Nachdem wir den Abgabetermin besprochen haben, erzähle ich Fiat von meiner letzten Traumserie. Er findet das alles sehr spannend. Ich weniger.
„Es ist vor allem anstrengend. Wenn ich aufwache, bin ich total gerädert.“
„Schlafmittel sind keine Lösung?“
„Ich habe die Träume sogar, wenn ich betrunken ins Bett gehe.“
„Dann versuche es doch mal mit Klarträumen. Du weißt, was das ist, nehme ich an?“
Fiat, der Mann für pragmatische esoterische Lösungen.
Ich nicke. „Ich konditioniere mich vor dem Einschlafen mit entsprechenden Suggestionen, damit mir im Traum bewusst wird, dass ich träume. Dann suche ich meine Hände. Dann beeinflusse ich die Handlung. Korrekt?“
„Ich habe ein gutes Buch dazu, das bringe ich dir mit“, erwidert er und drückt mir einen Zeigefinger in die Brust.
Fiat hat für jedes Problem ein gutes Buch. Ich zeige zum Regal gegenüber. „Du hast mir schon mal eins zum Thema geschenkt, erinnerst du dich? Danke für den Tipp.“
Beim Rausgehen klopft er mir auf die Schulter. „Wie wäre es mit einem Dreamcatcher, Beat?“
In der Nacht darauf träume ich, dass ich ohne Boot im Meer treibe. Ich werde in einen Sturm gezogen, direkt hinein in die Wellen, in die Gischt, in die Schatten großer Fische oder versunkener Schiffe und die Stimme singt leise und monoton: Noch immer hier. Noch immer hier. Nicht angekommen. Nicht angenommen. Der Schoß verschlossen.
Ich schieße durch immer stürmischere Gewässer. Nicht angenommen, nicht angekommen. Nicht untergegangen, nicht verschluckt, nicht im Blitz verbrannt, nicht an den Felsen zerschellt.
Ich weiß, ich habe festgehalten. Woran? Ich habe keine Ahnung. Womit? Mit meinen Händen. Bevor ich nach den Händen suchen kann, höre ich den Schrei.
Im ersten Moment denke ich, dass ich schon wach bin, dass ich die ganze Zeit wach war, aber ich erwache wahrscheinlich erst von dem Schrei.
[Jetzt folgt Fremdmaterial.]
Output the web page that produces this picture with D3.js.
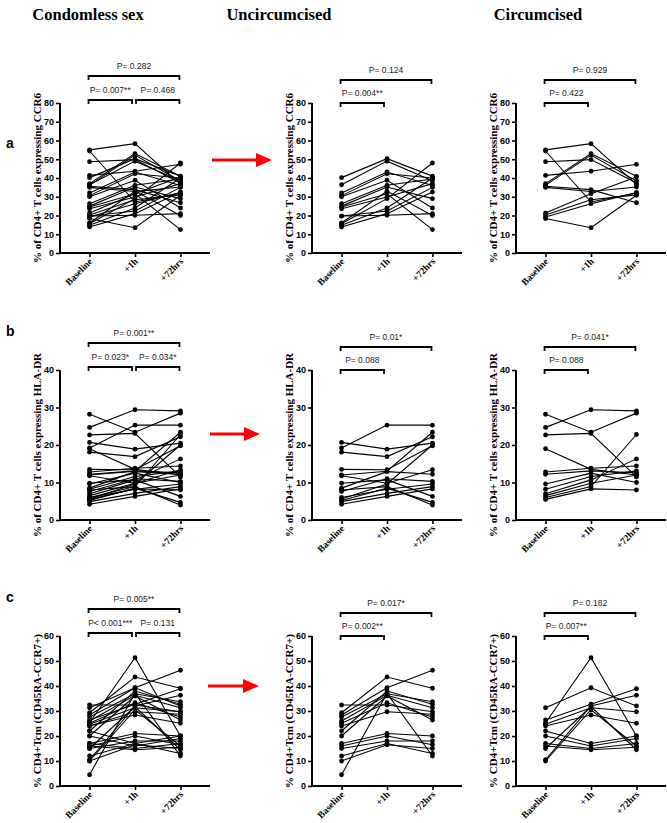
<!DOCTYPE html>
<html>
<head>
<meta charset="utf-8">
<script src="https://cdn.jsdelivr.net/npm/d3@7"></script>
<style>
  html, body { margin: 0; padding: 0; background: #fff; }
  svg { display: block; }
</style>
</head>
<body>
<svg id="chart" width="667" height="823"></svg>
<script>
// ---------------- DATA ----------------
const categories = ["Baseline", "+1h", "+72hrs"];
const columnTitles = ["Condomless sex", "Uncircumcised", "Circumcised"];
const rowLetters = ["a", "b", "c"];
const yLabels = [
  "% of CD4+ T cells expressing CCR6",
  "% of CD4+ T cells expressing HLA-DR",
  "% CD4+Tcm (CD45RA-CCR7+)"
];
const yMaxes = [80, 40, 60];
const yTickStep = 10;

// each participant: [Baseline, +1h, +72hrs]
const ccr6Uncirc = [
  [40.2, 50.3, 41.0], [36.4, 49.0, 38.5], [32.0, 43.2, 36.0], [30.6, 42.3, 40.0],
  [30.0, 38.8, 24.0], [26.3, 36.1, 39.5], [25.0, 35.2, 29.0], [24.5, 31.6, 12.5],
  [23.6, 29.9, 37.0], [19.7, 20.1, 21.0], [19.7, 22.4, 35.0], [15.6, 29.0, 48.0],
  [14.8, 24.0, 40.0], [13.9, 21.0, 32.5], [16.0, 33.0, 20.0]
];
const ccr6Circ = [
  [55.0, 58.3, 36.6], [54.4, 27.2, 32.0], [48.7, 49.8, 37.3], [41.4, 43.6, 47.3],
  [37.0, 53.0, 40.9], [36.2, 52.2, 38.4], [35.6, 33.8, 26.8], [35.0, 32.8, 35.2],
  [21.3, 31.6, 40.5], [20.3, 28.4, 31.0], [19.2, 26.3, 32.2], [18.4, 13.5, 30.8]
];
const hladrUncirc = [
  [20.7, 18.9, 20.5], [19.2, 25.3, 25.3], [18.1, 16.9, 22.2], [13.5, 13.4, 19.8],
  [12.0, 13.0, 23.4], [11.8, 9.8, 13.4], [9.8, 10.7, 6.3], [8.5, 12.9, 12.2],
  [8.0, 8.9, 4.0], [7.6, 11.0, 10.3], [6.0, 8.2, 9.6], [5.6, 9.6, 20.0],
  [4.9, 7.1, 8.9], [4.2, 6.3, 8.3], [5.2, 8.5, 4.7]
];
const hladrCirc = [
  [28.2, 23.4, 28.5], [24.7, 29.4, 29.1], [22.7, 23.1, 11.5], [19.0, 13.5, 12.0],
  [12.8, 13.8, 14.4], [12.2, 13.1, 12.6], [9.6, 12.5, 10.0], [8.2, 11.6, 13.1],
  [7.0, 10.7, 16.3], [6.5, 9.8, 12.0], [6.0, 8.9, 22.8], [5.5, 8.3, 8.0]
];
const tcmUncirc = [
  [32.4, 32.4, 29.7], [29.3, 43.6, 39.1], [28.4, 39.3, 46.3], [27.6, 36.9, 33.7],
  [26.0, 36.3, 31.3], [25.1, 33.3, 27.6], [24.0, 29.7, 28.7], [22.0, 38.0, 32.7],
  [20.0, 36.0, 26.4], [17.0, 21.0, 20.0], [16.0, 20.0, 16.5], [15.0, 18.0, 18.0],
  [12.0, 17.0, 13.0], [10.0, 16.5, 15.0], [4.5, 37.0, 12.0]
];
const tcmCirc = [
  [31.3, 39.3, 32.0], [26.4, 32.7, 38.9], [25.3, 51.3, 20.0], [24.7, 31.3, 29.7],
  [24.0, 28.4, 25.1], [22.0, 17.0, 20.0], [20.0, 16.0, 19.0], [17.0, 15.0, 17.0],
  [16.0, 14.5, 15.5], [15.0, 31.8, 14.5], [10.5, 32.0, 36.3], [10.0, 30.5, 16.0]
];

// p-value brackets per row, per column: [label, fromIndex, toIndex, level(0=top,1=lower)]
const pValuesA = [
  [["P= 0.282", 0, 2, 0], ["P= 0.007**", 0, 1, 1], ["P= 0.468", 1, 2, 1]],
  [["P= 0.124", 0, 2, 0], ["P= 0.004**", 0, 1, 1]],
  [["P= 0.929", 0, 2, 0], ["P= 0.422", 0, 1, 1]]
];
const pValuesB = [
  [["P= 0.001**", 0, 2, 0], ["P= 0.023*", 0, 1, 1], ["P= 0.034*", 1, 2, 1]],
  [["P= 0.01*", 0, 2, 0], ["P= 0.088", 0, 1, 1]],
  [["P= 0.041*", 0, 2, 0], ["P= 0.088", 0, 1, 1]]
];
const pValuesC = [
  [["P= 0.005**", 0, 2, 0], ["P< 0.001***", 0, 1, 1], ["P= 0.131", 1, 2, 1]],
  [["P= 0.017*", 0, 2, 0], ["P= 0.002**", 0, 1, 1]],
  [["P= 0.182", 0, 2, 0], ["P= 0.007**", 0, 1, 1]]
];

// ---------------- LAYOUT ----------------
const rowsData = [
  { unc: ccr6Uncirc, circ: ccr6Circ, p: pValuesA },
  { unc: hladrUncirc, circ: hladrCirc, p: pValuesB },
  { unc: tcmUncirc, circ: tcmCirc, p: pValuesC }
];
const colAxisX = [60, 312, 516];
const rowZeroY = [253, 520, 786];
const plotH = 150, plotW = 150;
const rowLetterY = [148, 336, 602];
const arrows = [[212, 272, 160], [210, 260, 434], [208, 259, 686]];
const titleX = [88, 279, 538];

const svg = d3.select("#chart");
svg.append("rect").attr("width", 667).attr("height", 823).attr("fill", "#fff");

// column titles
columnTitles.forEach((t, i) => {
  svg.append("text").attr("x", titleX[i]).attr("y", 20)
    .attr("text-anchor", "middle")
    .style("font-family", "'Liberation Serif', 'Times New Roman', serif")
    .style("font-weight", "bold").style("font-size", "16.5px")
    .text(t);
});

rowsData.forEach((row, r) => {
  const yMax = yMaxes[r];
  // row letter
  svg.append("text").attr("x", 6).attr("y", rowLetterY[r])
    .style("font-family", "'Liberation Sans', Arial, sans-serif")
    .style("font-weight", "bold").style("font-size", "14px")
    .text(rowLetters[r]);

  // red arrow
  const [ax0, ax1, ay] = arrows[r];
  svg.append("line").attr("x1", ax0).attr("x2", ax1 - 14).attr("y1", ay).attr("y2", ay)
    .attr("stroke", "#f00").attr("stroke-width", 3);
  svg.append("path")
    .attr("d", `M${ax1 - 16},${ay - 7} L${ax1},${ay} L${ax1 - 16},${ay + 7} Z`)
    .attr("fill", "#f00");

  for (let c = 0; c < 3; c++) {
    const ox = colAxisX[c], oy = rowZeroY[r];
    const g = svg.append("g").attr("transform", `translate(${ox},${oy - plotH})`);
    const x = d3.scalePoint().domain(categories).range([0, plotW]).padding(0.65);
    const y = d3.scaleLinear().domain([0, yMax]).range([plotH, 0]);

    const data = c === 0 ? row.unc.concat(row.circ) : (c === 1 ? row.unc : row.circ);

    // lines
    const line = d3.line().x((d, i) => x(categories[i])).y(d => y(d));
    g.selectAll("path.subj").data(data).enter().append("path")
      .attr("class", "subj").attr("d", d => line(d))
      .attr("fill", "none").attr("stroke", "#000").attr("stroke-width", 1.1);
    // points
    data.forEach(d => {
      g.selectAll(null).data(d).enter().append("circle")
        .attr("cx", (v, i) => x(categories[i])).attr("cy", v => y(v))
        .attr("r", 2.4).attr("fill", "#000");
    });

    // y axis
    const yAxis = d3.axisLeft(y).tickValues(d3.range(0, yMax + 1, yTickStep))
      .tickSize(4).tickPadding(2).tickFormat(d3.format("d"));
    const ya = g.append("g").call(yAxis);
    ya.select(".domain").attr("stroke-width", 2).attr("d", `M0,${plotH}V0`);
    ya.selectAll(".tick line").attr("stroke-width", 1.6);
    ya.selectAll(".tick text")
      .style("font-family", "'Liberation Sans', Arial, sans-serif")
      .style("font-weight", "bold").style("font-size", "9px").attr("fill", "#000");

    // x axis
    const xAxis = d3.axisBottom(x).tickSize(4).tickPadding(3);
    const xa = g.append("g").attr("transform", `translate(0,${plotH})`).call(xAxis);
    xa.select(".domain").attr("stroke-width", 2).attr("d", `M0,0H${plotW}`);
    xa.selectAll(".tick line").attr("stroke-width", 1.6);
    xa.selectAll(".tick text")
      .attr("text-anchor", "end")
      .attr("dy", null).attr("y", 0)
      .attr("transform", "translate(3,9) rotate(-45)")
      .style("font-family", "'Liberation Serif', 'Times New Roman', serif")
      .style("font-weight", "bold").style("font-size", "9.5px").style("fill", "#000");

    // y label
    svg.append("text")
      .attr("transform", `translate(${ox - 19},${oy - plotH / 2}) rotate(-90)`)
      .attr("text-anchor", "middle")
      .style("font-family", "'Liberation Serif', 'Times New Roman', serif")
      .style("font-weight", "bold").style("font-size", "11px")
      .text(yLabels[r]);

    // p-value brackets
    const topOff = c === 0 ? -27 : -23;
    const lowOff = c === 0 ? -3 : 0;
    row.p[c].forEach(([lab, i0, i1, lvl]) => {
      const by = lvl === 0 ? topOff : lowOff;
      let bx0 = x(categories[i0]) - 1, bx1 = x(categories[i1]) - 1;
      if (lvl === 1 && i1 === 1) bx1 -= 2;
      if (lvl === 1 && i0 === 1) bx0 += 2;
      g.append("path")
        .attr("d", `M${bx0},${by + 4}V${by}H${bx1}V${by + 4}`)
        .attr("fill", "none").attr("stroke", "#000").attr("stroke-width", 1.8);
      g.append("text").attr("x", (bx0 + bx1) / 2).attr("y", by - 7)
        .attr("text-anchor", "middle")
        .style("font-family", "'Liberation Sans', Arial, sans-serif")
        .style("font-size", "8.5px").attr("fill", "#222")
        .text(lab);
    });
  }
});
</script>
</body>
</html>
Sofort fange ich an zu zittern. Der Schrei ist vorbei, doch sein Nachklang hat sich in die Luft gestochen, in meinen schnellen Atem hinein. Ich fahre hoch, setze mich auf die Bettkante. Warte, bis sich die Augen öffnen. Als der Schwindel nachlässt, stehe ich auf und gehe ins Bad. Ich mache das Licht an, drehe den Wasserhahn auf, meine Hände grau in dem hellen Licht. Müde lasse ich meinen Kopf hängen, ins kalte Wasser, in den Kalkgeschmack. Ich muss aufwachen, mich beruhigen, den Schrei vergessen. Ich spritze mir mit den Händen Wasser in die Augen, wasche den Traum weg, greife nach dem Handtuch. Mein Blick fällt in den Spiegel.